[START]

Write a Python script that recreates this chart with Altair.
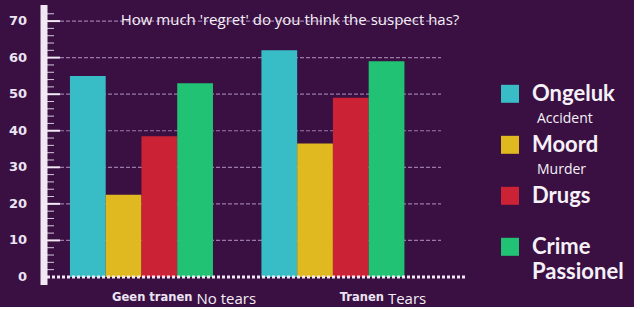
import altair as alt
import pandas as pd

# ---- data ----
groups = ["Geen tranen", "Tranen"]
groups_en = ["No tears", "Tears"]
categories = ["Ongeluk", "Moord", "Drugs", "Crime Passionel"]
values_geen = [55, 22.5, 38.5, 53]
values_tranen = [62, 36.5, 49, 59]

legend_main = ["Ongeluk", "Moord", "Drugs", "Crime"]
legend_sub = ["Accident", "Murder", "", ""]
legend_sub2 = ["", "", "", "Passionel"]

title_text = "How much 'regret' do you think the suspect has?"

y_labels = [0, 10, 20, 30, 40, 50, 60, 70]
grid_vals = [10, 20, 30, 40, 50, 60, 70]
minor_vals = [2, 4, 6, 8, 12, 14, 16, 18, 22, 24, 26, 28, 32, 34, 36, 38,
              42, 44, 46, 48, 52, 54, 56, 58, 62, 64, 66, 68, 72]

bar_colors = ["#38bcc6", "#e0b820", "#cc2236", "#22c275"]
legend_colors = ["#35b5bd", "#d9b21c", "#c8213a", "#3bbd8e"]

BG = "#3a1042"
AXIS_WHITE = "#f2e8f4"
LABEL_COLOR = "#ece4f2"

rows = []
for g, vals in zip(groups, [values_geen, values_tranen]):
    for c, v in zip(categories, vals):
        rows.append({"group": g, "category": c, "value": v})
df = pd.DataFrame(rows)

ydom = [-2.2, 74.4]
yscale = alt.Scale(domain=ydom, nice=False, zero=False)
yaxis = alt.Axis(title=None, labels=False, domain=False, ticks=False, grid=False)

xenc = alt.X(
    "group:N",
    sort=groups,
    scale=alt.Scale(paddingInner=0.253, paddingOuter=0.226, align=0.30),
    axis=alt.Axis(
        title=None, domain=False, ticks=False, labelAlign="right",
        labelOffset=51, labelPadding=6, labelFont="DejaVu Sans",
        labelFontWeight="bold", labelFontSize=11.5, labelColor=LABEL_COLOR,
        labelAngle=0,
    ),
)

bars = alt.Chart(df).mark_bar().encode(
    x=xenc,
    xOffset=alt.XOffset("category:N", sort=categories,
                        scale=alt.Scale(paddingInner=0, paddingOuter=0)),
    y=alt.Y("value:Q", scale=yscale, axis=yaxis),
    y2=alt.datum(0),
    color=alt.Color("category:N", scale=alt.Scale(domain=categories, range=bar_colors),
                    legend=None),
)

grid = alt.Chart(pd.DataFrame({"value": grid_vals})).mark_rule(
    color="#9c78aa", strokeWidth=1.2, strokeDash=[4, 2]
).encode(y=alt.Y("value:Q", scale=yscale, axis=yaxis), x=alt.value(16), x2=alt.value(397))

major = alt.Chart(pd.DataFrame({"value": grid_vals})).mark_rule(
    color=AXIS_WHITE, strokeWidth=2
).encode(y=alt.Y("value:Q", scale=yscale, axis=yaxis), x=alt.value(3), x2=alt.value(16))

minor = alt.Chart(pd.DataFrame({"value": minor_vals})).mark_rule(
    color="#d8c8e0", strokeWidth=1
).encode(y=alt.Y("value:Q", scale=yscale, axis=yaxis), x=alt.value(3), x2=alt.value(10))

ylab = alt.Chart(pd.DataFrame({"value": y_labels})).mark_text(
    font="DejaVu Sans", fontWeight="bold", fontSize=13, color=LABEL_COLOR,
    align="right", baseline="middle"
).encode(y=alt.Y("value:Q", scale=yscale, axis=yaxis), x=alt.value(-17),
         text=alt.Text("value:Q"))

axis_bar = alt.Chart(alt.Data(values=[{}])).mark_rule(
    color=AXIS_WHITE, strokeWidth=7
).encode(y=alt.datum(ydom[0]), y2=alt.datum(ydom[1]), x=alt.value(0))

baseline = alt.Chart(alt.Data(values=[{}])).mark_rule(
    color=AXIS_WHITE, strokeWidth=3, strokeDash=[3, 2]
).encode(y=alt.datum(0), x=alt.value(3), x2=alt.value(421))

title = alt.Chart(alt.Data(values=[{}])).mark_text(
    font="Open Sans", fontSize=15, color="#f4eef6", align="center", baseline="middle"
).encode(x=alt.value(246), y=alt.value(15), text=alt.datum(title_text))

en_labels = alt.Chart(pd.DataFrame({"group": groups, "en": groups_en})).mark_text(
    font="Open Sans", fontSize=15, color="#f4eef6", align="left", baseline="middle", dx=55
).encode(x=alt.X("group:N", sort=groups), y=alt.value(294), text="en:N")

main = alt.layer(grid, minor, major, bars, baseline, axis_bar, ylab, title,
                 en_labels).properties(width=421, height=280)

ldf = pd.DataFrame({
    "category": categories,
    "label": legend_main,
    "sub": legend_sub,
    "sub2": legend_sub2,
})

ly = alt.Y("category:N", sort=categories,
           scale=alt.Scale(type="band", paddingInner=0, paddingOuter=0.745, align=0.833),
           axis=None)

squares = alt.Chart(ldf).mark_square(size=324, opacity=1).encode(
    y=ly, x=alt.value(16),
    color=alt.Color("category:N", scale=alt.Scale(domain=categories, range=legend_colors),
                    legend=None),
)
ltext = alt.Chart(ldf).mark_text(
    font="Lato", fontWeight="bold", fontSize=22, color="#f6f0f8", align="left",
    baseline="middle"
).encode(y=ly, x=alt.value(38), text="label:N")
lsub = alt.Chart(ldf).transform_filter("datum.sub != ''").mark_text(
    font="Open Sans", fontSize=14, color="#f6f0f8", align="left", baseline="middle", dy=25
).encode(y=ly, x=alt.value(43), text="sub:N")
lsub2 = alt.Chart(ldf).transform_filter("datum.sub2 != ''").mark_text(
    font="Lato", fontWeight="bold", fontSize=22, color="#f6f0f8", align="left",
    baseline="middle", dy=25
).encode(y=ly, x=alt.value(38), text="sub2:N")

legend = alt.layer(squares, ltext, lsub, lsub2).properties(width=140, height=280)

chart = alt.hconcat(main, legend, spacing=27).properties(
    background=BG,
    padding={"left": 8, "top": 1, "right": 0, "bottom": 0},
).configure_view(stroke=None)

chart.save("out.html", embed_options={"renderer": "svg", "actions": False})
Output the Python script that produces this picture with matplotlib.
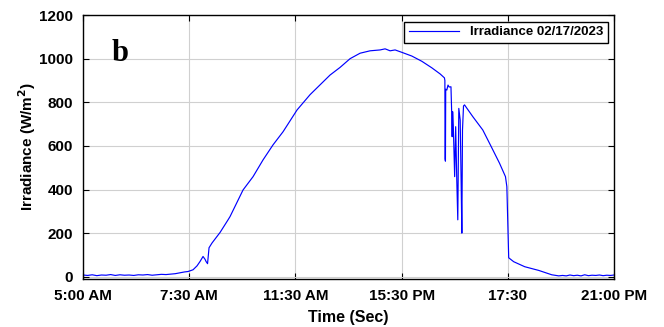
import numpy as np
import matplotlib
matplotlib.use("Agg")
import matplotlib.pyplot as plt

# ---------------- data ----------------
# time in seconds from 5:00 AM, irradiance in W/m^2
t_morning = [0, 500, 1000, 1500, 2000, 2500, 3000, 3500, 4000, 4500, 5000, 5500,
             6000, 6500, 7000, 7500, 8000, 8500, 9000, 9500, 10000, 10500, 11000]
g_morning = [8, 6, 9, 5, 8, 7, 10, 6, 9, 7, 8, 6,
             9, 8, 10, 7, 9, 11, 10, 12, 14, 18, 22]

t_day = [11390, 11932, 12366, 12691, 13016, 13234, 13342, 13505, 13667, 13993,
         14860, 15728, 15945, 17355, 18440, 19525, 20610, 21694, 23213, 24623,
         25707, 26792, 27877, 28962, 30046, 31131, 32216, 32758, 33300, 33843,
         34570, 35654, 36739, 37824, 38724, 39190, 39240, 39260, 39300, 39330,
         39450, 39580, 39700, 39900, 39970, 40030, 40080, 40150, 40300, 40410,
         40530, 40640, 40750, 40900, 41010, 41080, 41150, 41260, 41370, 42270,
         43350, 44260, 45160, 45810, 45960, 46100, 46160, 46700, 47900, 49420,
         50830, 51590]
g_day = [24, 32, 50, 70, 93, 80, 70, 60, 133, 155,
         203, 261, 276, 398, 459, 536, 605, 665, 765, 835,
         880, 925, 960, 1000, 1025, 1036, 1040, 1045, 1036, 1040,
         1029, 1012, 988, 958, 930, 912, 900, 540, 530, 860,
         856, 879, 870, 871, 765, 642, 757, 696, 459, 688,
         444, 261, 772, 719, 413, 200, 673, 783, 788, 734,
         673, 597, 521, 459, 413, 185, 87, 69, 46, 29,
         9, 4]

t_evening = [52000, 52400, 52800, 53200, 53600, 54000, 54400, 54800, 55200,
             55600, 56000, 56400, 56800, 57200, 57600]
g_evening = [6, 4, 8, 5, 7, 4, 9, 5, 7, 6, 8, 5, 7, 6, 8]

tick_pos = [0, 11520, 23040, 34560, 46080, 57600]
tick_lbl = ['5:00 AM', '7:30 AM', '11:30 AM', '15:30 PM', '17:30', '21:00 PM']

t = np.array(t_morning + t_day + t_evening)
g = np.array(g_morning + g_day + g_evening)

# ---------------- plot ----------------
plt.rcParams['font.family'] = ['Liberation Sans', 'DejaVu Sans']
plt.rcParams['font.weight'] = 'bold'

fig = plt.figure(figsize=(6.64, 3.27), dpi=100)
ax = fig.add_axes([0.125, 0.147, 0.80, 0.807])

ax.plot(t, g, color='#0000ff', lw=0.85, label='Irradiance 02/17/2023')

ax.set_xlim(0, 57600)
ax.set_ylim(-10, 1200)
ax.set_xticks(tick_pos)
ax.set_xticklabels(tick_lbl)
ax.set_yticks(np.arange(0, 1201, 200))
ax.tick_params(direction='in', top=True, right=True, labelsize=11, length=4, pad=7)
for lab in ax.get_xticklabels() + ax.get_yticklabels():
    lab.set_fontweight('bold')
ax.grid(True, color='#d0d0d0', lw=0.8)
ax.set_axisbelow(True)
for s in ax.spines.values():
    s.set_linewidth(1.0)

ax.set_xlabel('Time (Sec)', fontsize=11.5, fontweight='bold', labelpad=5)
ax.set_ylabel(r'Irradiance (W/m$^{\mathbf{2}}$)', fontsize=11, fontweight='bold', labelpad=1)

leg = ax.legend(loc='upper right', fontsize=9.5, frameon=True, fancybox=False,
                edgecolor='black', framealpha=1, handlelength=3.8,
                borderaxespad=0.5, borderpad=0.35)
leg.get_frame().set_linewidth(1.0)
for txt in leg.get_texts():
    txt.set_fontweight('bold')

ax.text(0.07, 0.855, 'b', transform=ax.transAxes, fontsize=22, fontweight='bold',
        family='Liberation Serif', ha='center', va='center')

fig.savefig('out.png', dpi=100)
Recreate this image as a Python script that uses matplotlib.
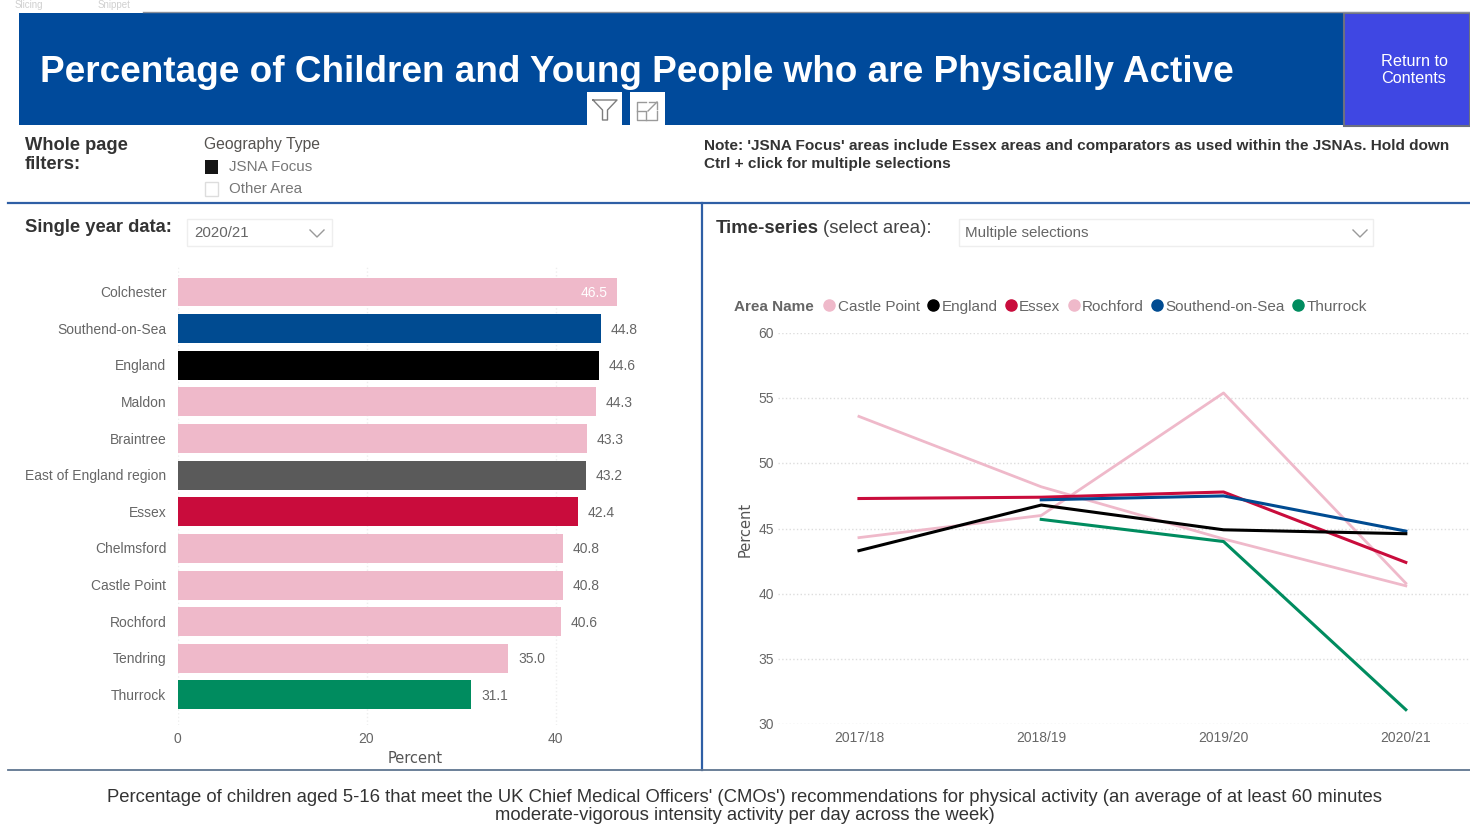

[END]

Retype the records above word for word, from their first line through the line containing "domain=False, ticks=False, grid=False)", and leave out every picture.

▸ **The completed task**:
Write a Python script that recreates this chart with Altair.
import altair as alt
import pandas as pd

# ---- data ----
groups = ["Geen tranen", "Tranen"]
groups_en = ["No tears", "Tears"]
categories = ["Ongeluk", "Moord", "Drugs", "Crime Passionel"]
values_geen = [55, 22.5, 38.5, 53]
values_tranen = [62, 36.5, 49, 59]

legend_main = ["Ongeluk", "Moord", "Drugs", "Crime"]
legend_sub = ["Accident", "Murder", "", ""]
legend_sub2 = ["", "", "", "Passionel"]

title_text = "How much 'regret' do you think the suspect has?"

y_labels = [0, 10, 20, 30, 40, 50, 60, 70]
grid_vals = [10, 20, 30, 40, 50, 60, 70]
minor_vals = [2, 4, 6, 8, 12, 14, 16, 18, 22, 24, 26, 28, 32, 34, 36, 38,
              42, 44, 46, 48, 52, 54, 56, 58, 62, 64, 66, 68, 72]

bar_colors = ["#38bcc6", "#e0b820", "#cc2236", "#22c275"]
legend_colors = ["#35b5bd", "#d9b21c", "#c8213a", "#3bbd8e"]

BG = "#3a1042"
AXIS_WHITE = "#f2e8f4"
LABEL_COLOR = "#ece4f2"

rows = []
for g, vals in zip(groups, [values_geen, values_tranen]):
    for c, v in zip(categories, vals):
        rows.append({"group": g, "category": c, "value": v})
df = pd.DataFrame(rows)

ydom = [-2.2, 74.4]
yscale = alt.Scale(domain=ydom, nice=False, zero=False)
yaxis = alt.Axis(title=None, labels=False, domain=False, ticks=False, grid=False)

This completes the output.